NYC Multifamily Investment Property — Overview
Multifamily is the deepest, most resilient asset class in New York City commercial real estate. Tenant demand is structural, supply is constrained by zoning and construction costs, and the income stream is more predictable than any other asset class in the city.
This guide walks through everything a serious investor needs to underwrite, value, finance, and acquire NYC multifamily investment property — including the rules of rent stabilization, the rent regulation framework after the 2019 HSTPA, current cap rate ranges by submarket, and how to source quietly off-market.
NYC Multifamily Asset Types
Not all NYC multifamily is the same. The investment thesis, financing structure, and exit strategy change dramatically depending on the asset type:
- Walk-up multifamily (5–6 stories, 6–20 units) — most common Manhattan and Brooklyn product
- Pre-war elevator buildings (UES, UWS, Upper Manhattan) — institutional-quality income
- Rent-stabilized portfolios — specialized buyer pool, deeper cap rates
- Mixed-use retail-over-residential — hybrid retail + multifamily underwriting
- New-construction multifamily (Brooklyn, LIC) — free-market rent growth play
- Townhouses and brownstones structured as 2–4 unit multifamily
Rent Stabilization in NYC
Rent stabilization is the single most important variable in NYC multifamily investment underwriting. After the 2019 Housing Stability and Tenant Protection Act (HSTPA), the rules for vacancy decontrol, MCI/IAI cost recovery, and rent increases were dramatically tightened. The result: rent-stabilized cap rates are wider, free-market cap rates are tighter, and the buyer pool for stabilized portfolios is more specialized.
Any NYC multifamily investment property with stabilized units needs to be underwritten as two distinct rent rolls — free-market and stabilized — with separate growth, expense, and exit assumptions.
- Free-market rents grow with the market; stabilized rents grow with RGB orders
- Vacancy decontrol no longer exists post-2019
- MCI and IAI cost recovery is severely limited
- Preferential rent rules favor tenants
- Stabilized cap rates trade wider than free-market (typically 5%–7%)

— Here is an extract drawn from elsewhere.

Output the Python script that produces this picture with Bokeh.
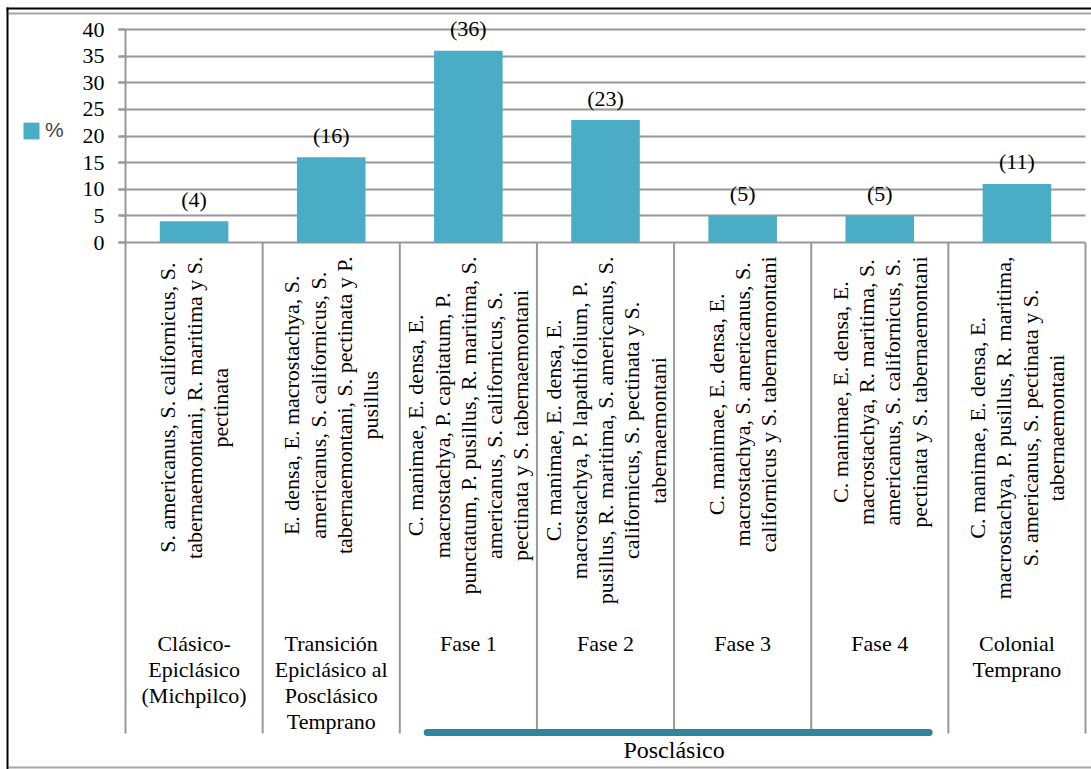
import numpy as np
from bokeh.plotting import figure
from bokeh.models import Range1d, FixedTicker, BoxAnnotation, Legend, LegendItem
from bokeh.core.properties import value
from bokeh.embed import file_html
from bokeh.resources import INLINE

# ---- data -------------------------------------------------------------
periods = [
    "Clásico-\nEpiclásico\n(Michpilco)",
    "Transición\nEpiclásico al\nPosclásico\nTemprano",
    "Fase 1",
    "Fase 2",
    "Fase 3",
    "Fase 4",
    "Colonial\nTemprano",
]
taxa = [
    "S. americanus, S. californicus, S.\ntabernaemontani, R. maritima y S.\npectinata",
    "E. densa, E. macrostachya, S.\namericanus, S. californicus, S.\ntabernaemontani, S. pectinata y P.\npusillus",
    "C. manimae, E. densa, E.\nmacrostachya, P. capitatum, P.\npunctatum, P. pusillus, R. maritima, S.\namericanus, S. californicus, S.\npectinata y S. tabernaemontani",
    "C. manimae, E. densa, E.\nmacrostachya, P. lapathifolium, P.\npusillus, R. maritima, S. americanus, S.\ncalifornicus, S. pectinata y S.\ntabernaemontani",
    "C. manimae, E. densa, E.\nmacrostachya, S. americanus, S.\ncalifornicus y S. tabernaemontani",
    "C. manimae, E. densa, E.\nmacrostachya, R. maritima, S.\namericanus, S. californicus, S.\npectinata y S. tabernaemontani",
    "C. manimae, E. densa, E.\nmacrostachya, P. pusillus, R. maritima,\nS. americanus, S. pectinata y S.\ntabernaemontani",
]
percent = [4, 16, 36, 23, 5, 5, 11]
group_name = "Posclásico"
group_span = (2, 6)          # Fase 1 .. Fase 4
y_ticks = [0, 5, 10, 15, 20, 25, 30, 35, 40]
series_name = "%"

# ---- layout constants (pixels) ---------------------------------------
W, H = 1091, 769
X0_PX, X7_PX = 125, 1085           # category band edges
Y0_PX, Y40_PX = 242, 29            # value axis 0 and 40
n = len(percent)
kx = (X7_PX - X0_PX) / n
ky = (Y0_PX - Y40_PX) / max(y_ticks)

def xdat(px):
    return (px - X0_PX) / kx

def ydat(px):
    return (Y0_PX - px) / ky

SERIF = "Liberation Serif"
FS = "22px"
LH = 1.05
GRID = "#989898"
BAR = "#4BACC6"
GROUP = "#31849B"

# the frame covers the whole canvas; the value axis sits at x = 0
p = figure(
    width=W, height=H,
    x_range=Range1d(xdat(0), xdat(W)), y_range=Range1d(ydat(H), ydat(0)),
    x_axis_location=None,
    output_backend="svg", toolbar_location=None,
    min_border=0,
    background_fill_color="white", border_fill_color="white",
    outline_line_color=None,
)

# value axis
ax = p.yaxis[0]
ax.fixed_location = 0
ax.ticker = FixedTicker(ticks=y_ticks)
ax.axis_line_color = None
ax.major_tick_in = 0
ax.major_tick_out = 7
ax.major_tick_line_color = GRID
ax.major_tick_line_width = 2
ax.minor_tick_line_color = None
ax.major_label_standoff = 14
ax.major_label_text_font = SERIF
ax.major_label_text_font_size = FS
ax.major_label_text_color = "black"

p.xgrid.visible = False
p.ygrid.grid_line_color = GRID
p.ygrid.grid_line_width = 2
p.ygrid.cross_bounds = (xdat(118), n)

xs = np.arange(n) + 0.5

# bars
bars = p.vbar(x=xs, top=percent, bottom=0, width=0.5,
              fill_color=BAR, line_color=None)

# value labels above bars
p.text(x=xs, y=percent, text=[f"({v})" for v in percent],
       text_align="center", text_baseline="alphabetic", y_offset=-22,
       text_font=value(SERIF), text_font_size=FS, text_color="black")

# category cell separators below the axis
sep_bottom = ydat(733)
edges = np.arange(n + 1)
p.segment(x0=edges, y0=[max(y_ticks)] + [0] * n, x1=edges, y1=[sep_bottom] * (n + 1),
          line_color=GRID, line_width=2)

# rotated species lists
p.text(x=xs, y=[ydat(256)] * n, text=taxa, angle=np.pi / 2,
       anchor="center_right", text_align="center",
       text_font=value(SERIF), text_font_size=FS, text_line_height=LH,
       text_color="black")

# period names
p.text(x=xs, y=[ydat(630)] * n, text=periods,
       anchor="top_center", text_align="center",
       text_font=value(SERIF), text_font_size=FS, text_line_height=LH,
       text_color="black")

# group bracket for the Posclásico phases
g0, g1 = group_span
p.segment(x0=[g0 + 0.2], y0=[ydat(732)], x1=[g1 - 0.14], y1=[ydat(732)],
          line_color=GROUP, line_width=7, line_cap="round")
p.text(x=[(g0 + g1) / 2], y=[ydat(749)], text=[group_name],
       text_align="center", text_baseline="middle",
       text_font=value(SERIF), text_font_size="24px", text_color="black")

# legend at the left margin
legend = Legend(
    items=[LegendItem(label=series_name, renderers=[bars])],
    location=(21, 627), padding=0, margin=0, spacing=0,
    border_line_color=None, background_fill_alpha=0,
    glyph_width=20, glyph_height=21, label_standoff=4,
    label_text_font="Liberation Sans", label_text_font_size="21px",
)
p.add_layout(legend)

# chart frame rules
def rule(l, r, t, b, color):
    return BoxAnnotation(left=l, right=r, top=t, bottom=b,
                         left_units="canvas", right_units="canvas",
                         top_units="canvas", bottom_units="canvas",
                         fill_color=color, fill_alpha=1.0, line_color=None,
                         level="overlay")

p.add_layout(rule(6, 1091, 7, 9, "black"))
p.add_layout(rule(8, 1091, 12, 14, "#a6a6a6"))
p.add_layout(rule(8, 1091, 766, 768, "#a6a6a6"))
p.add_layout(rule(6, 8, 7, 769, "black"))

open("out.html", "w").write(file_html(p, INLINE))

Current NYC Multifamily Cap Rates
Cap rates for NYC multifamily investment property vary by submarket, building age, rent regulation mix, and asset size. Approximate current ranges:
- Manhattan free-market multifamily — low-to-mid 4% range
- Manhattan rent-stabilized — 5%–7%, depending on stabilized %
- Brooklyn free-market new construction — 4.5%–5.5%
- Brooklyn walk-up multifamily — 5%–6%
- Upper Manhattan / Bronx — 6%–7.5%+
How to Underwrite NYC Multifamily Investment Property
Skyline's standard underwriting framework for NYC multifamily investment property:
- Build the rent roll — free-market vs stabilized, in-place vs market
- Apply submarket-appropriate rent growth assumptions per category
- Stress-test operating expenses (RE taxes, fuel, water, payroll, insurance)
- Model capital plan (façade, roof, mechanical, unit turnover)
- Apply current cap rate range to stabilized NOI
- Stress-test exit cap rate +50/+100 bps
- Compare to current comparable sales
Financing NYC Multifamily Investment Property
Multifamily financing in NYC is the deepest debt market in commercial real estate. Agency lenders (Fannie Mae and Freddie Mac), CMBS, life companies, and NYC-focused balance-sheet lenders all compete for stabilized multifamily product.
Free-market multifamily can typically be financed at 65%–70% LTV with attractive long-term fixed rates. Rent-stabilized portfolios face tighter LTVs and shorter amortization schedules post-2019.
NYC Multifamily Submarkets
Skyline maintains active deal flow and current comparable sales across every major NYC multifamily submarket:
- Upper East Side & Upper West Side — pre-war elevator and brownstone
- East Village, LES, West Village — walk-up multifamily
- Harlem & Washington Heights — value-add and rent-stabilized
- Williamsburg, Bushwick, Bed-Stuy — Brooklyn multifamily and new construction
- Long Island City & Astoria — mid-rise and rental towers
- Crown Heights, Park Slope, Prospect Heights — Brooklyn townhouse and walk-up
How to Source NYC Multifamily Off-Market
The best NYC multifamily investment property rarely hits the open market. Trophy free-market portfolios, multi-generational rent-stabilized assets, and institutional-quality pre-war elevator buildings are usually transacted off-market through senior brokers with direct relationships to long-time owners.
Skyline Properties has spent two decades building exactly this network. The majority of Skyline's $976M+ in closed transactions have been off-market.